» Task statement:
Omit all images. Transcribe the rest of the material below exactly.

* begin *

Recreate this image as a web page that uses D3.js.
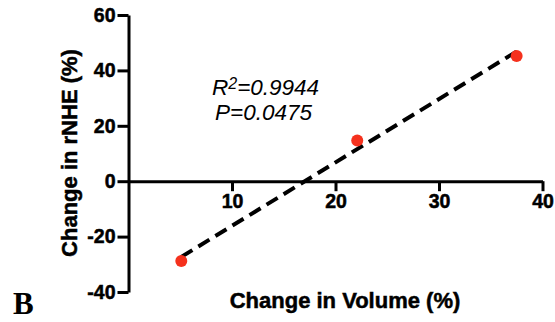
<!DOCTYPE html>
<html>
<head>
<meta charset="utf-8">
<script src="https://cdn.jsdelivr.net/npm/d3@7"></script>
<style>
  body { margin: 0; background: #fff; }
  .axis path, .axis line { stroke: #000; stroke-width: 3; }
  .axis text { font-family: "Liberation Sans", Arial, sans-serif; font-weight: bold; font-size: 19.5px; fill: #000; stroke: #000; stroke-width: 0.5px; }
  .title { font-family: "Liberation Sans", Arial, sans-serif; font-weight: bold; font-size: 22px; stroke: #000; stroke-width: 0.5px; }
</style>
</head>
<body>
<script>
// values
var volume = [5.1, 22.1, 37.5];
var rnhe = [-28.8, 14.7, 45.2];
var xTicks = [10, 20, 30, 40];
var yTicks = [-40, -20, 0, 20, 40, 60];
var r2Text = "0.9944";
var pText = "0.0475";

var w = 555;
var h = 322;

var svg = d3.select("body")
            .append("svg")
            .attr("width", w)
            .attr("height", h);

var x = d3.scaleLinear().domain([0, 40]).range([128.5, 542.5]);
var y = d3.scaleLinear().domain([-40, 60]).range([292, 15]);

function plain(d) { return String(d); } // plain hyphen for negatives

// y axis
svg.append("g")
    .attr("class", "axis")
    .attr("transform", "translate(" + x(0) + ",0)")
    .call(d3.axisLeft(y).tickValues(yTicks).tickFormat(plain).tickSize(11).tickSizeOuter(0).tickPadding(2));

// x axis sits on y = 0
svg.append("g")
    .attr("class", "axis")
    .attr("transform", "translate(0," + y(0) + ")")
    .call(d3.axisBottom(x).tickValues(xTicks).tickFormat(plain).tickSize(10).tickSizeOuter(0).tickPadding(3));

// least squares fit through the points
var n = volume.length;
var mx = d3.mean(volume), my = d3.mean(rnhe);
var sxy = 0, sxx = 0;
for (var i = 0; i < n; i++) {
    sxy += (volume[i] - mx) * (rnhe[i] - my);
    sxx += (volume[i] - mx) * (volume[i] - mx);
}
var slope = sxy / sxx;
var icpt = my - slope * mx;
var x0 = d3.min(volume), x1 = d3.max(volume);

svg.append("line")
    .attr("x1", x(x0)).attr("y1", y(icpt + slope * x0))
    .attr("x2", x(x1)).attr("y2", y(icpt + slope * x1))
    .style("stroke", "#000")
    .style("stroke-width", 4)
    .style("stroke-dasharray", "13,7");

svg.selectAll("circle")
    .data(volume)
    .enter()
    .append("circle")
    .attr("cx", function(d) { return x(d); })
    .attr("cy", function(d, i) { return y(rnhe[i]); })
    .attr("r", 6)
    .style("fill", "#f5311d");

// stats
var stat = svg.append("text")
    .attr("x", 212).attr("y", 95)
    .style("font-family", "Liberation Sans, Arial, sans-serif")
    .style("font-style", "italic")
    .style("font-size", "22.5px");
stat.append("tspan").text("R");
stat.append("tspan").attr("dy", -6).style("font-size", "16px").text("2");
stat.append("tspan").attr("dy", 6).text("=" + r2Text);

svg.append("text")
    .attr("x", 215).attr("y", 120)
    .style("font-family", "Liberation Sans, Arial, sans-serif")
    .style("font-style", "italic")
    .style("font-size", "22.5px")
    .text("P=" + pText);

// axis titles
svg.append("text")
    .attr("class", "title")
    .attr("text-anchor", "middle")
    .attr("x", 345).attr("y", 308)
    .text("Change in Volume (%)");

svg.append("text")
    .attr("class", "title")
    .attr("text-anchor", "middle")
    .attr("transform", "translate(77,153) rotate(-90)")
    .text("Change in rNHE (%)");

svg.append("text")
    .attr("x", 13).attr("y", 314)
    .style("font-family", "Liberation Serif, Times New Roman, serif")
    .style("font-weight", "bold")
    .style("font-size", "31px")
    .text("B");
</script>
</body>
</html>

* end *

» Correct result:
Recreate this image as a web page that uses D3.js.
<!DOCTYPE html>
<html>
<head>
<meta charset="utf-8">
<script src="https://cdn.jsdelivr.net/npm/d3@7"></script>
<style>
  body { margin: 0; background: #fff; }
  .axis path, .axis line { stroke: #000; stroke-width: 3; }
  .axis text { font-family: "Liberation Sans", Arial, sans-serif; font-weight: bold; font-size: 19.5px; fill: #000; stroke: #000; stroke-width: 0.5px; }
  .title { font-family: "Liberation Sans", Arial, sans-serif; font-weight: bold; font-size: 22px; stroke: #000; stroke-width: 0.5px; }
</style>
</head>
<body>
<script>
// values
var volume = [5.1, 22.1, 37.5];
var rnhe = [-28.8, 14.7, 45.2];
var xTicks = [10, 20, 30, 40];
var yTicks = [-40, -20, 0, 20, 40, 60];
var r2Text = "0.9944";
var pText = "0.0475";

var w = 555;
var h = 322;

var svg = d3.select("body")
            .append("svg")
            .attr("width", w)
            .attr("height", h);

var x = d3.scaleLinear().domain([0, 40]).range([128.5, 542.5]);
var y = d3.scaleLinear().domain([-40, 60]).range([292, 15]);

function plain(d) { return String(d); } // plain hyphen for negatives

// y axis
svg.append("g")
    .attr("class", "axis")
    .attr("transform", "translate(" + x(0) + ",0)")
    .call(d3.axisLeft(y).tickValues(yTicks).tickFormat(plain).tickSize(11).tickSizeOuter(0).tickPadding(2));

// x axis sits on y = 0
svg.append("g")
    .attr("class", "axis")
    .attr("transform", "translate(0," + y(0) + ")")
    .call(d3.axisBottom(x).tickValues(xTicks).tickFormat(plain).tickSize(10).tickSizeOuter(0).tickPadding(3));

// least squares fit through the points
var n = volume.length;
var mx = d3.mean(volume), my = d3.mean(rnhe);
var sxy = 0, sxx = 0;
for (var i = 0; i < n; i++) {
    sxy += (volume[i] - mx) * (rnhe[i] - my);
    sxx += (volume[i] - mx) * (volume[i] - mx);
}
var slope = sxy / sxx;
var icpt = my - slope * mx;
var x0 = d3.min(volume), x1 = d3.max(volume);

svg.append("line")
    .attr("x1", x(x0)).attr("y1", y(icpt + slope * x0))
    .attr("x2", x(x1)).attr("y2", y(icpt + slope * x1))
    .style("stroke", "#000")
    .style("stroke-width", 4)
    .style("stroke-dasharray", "13,7");

svg.selectAll("circle")
    .data(volume)
    .enter()
    .append("circle")
    .attr("cx", function(d) { return x(d); })
    .attr("cy", function(d, i) { return y(rnhe[i]); })
    .attr("r", 6)
    .style("fill", "#f5311d");

// stats
var stat = svg.append("text")
    .attr("x", 212).attr("y", 95)
    .style("font-family", "Liberation Sans, Arial, sans-serif")
    .style("font-style", "italic")
    .style("font-size", "22.5px");
stat.append("tspan").text("R");
stat.append("tspan").attr("dy", -6).style("font-size", "16px").text("2");
stat.append("tspan").attr("dy", 6).text("=" + r2Text);

svg.append("text")
    .attr("x", 215).attr("y", 120)
    .style("font-family", "Liberation Sans, Arial, sans-serif")
    .style("font-style", "italic")
    .style("font-size", "22.5px")
    .text("P=" + pText);

// axis titles
svg.append("text")
    .attr("class", "title")
    .attr("text-anchor", "middle")
    .attr("x", 345).attr("y", 308)
    .text("Change in Volume (%)");

svg.append("text")
    .attr("class", "title")
    .attr("text-anchor", "middle")
    .attr("transform", "translate(77,153) rotate(-90)")
    .text("Change in rNHE (%)");

svg.append("text")
    .attr("x", 13).attr("y", 314)
    .style("font-family", "Liberation Serif, Times New Roman, serif")
    .style("font-weight", "bold")
    .style("font-size", "31px")
    .text("B");
</script>
</body>
</html>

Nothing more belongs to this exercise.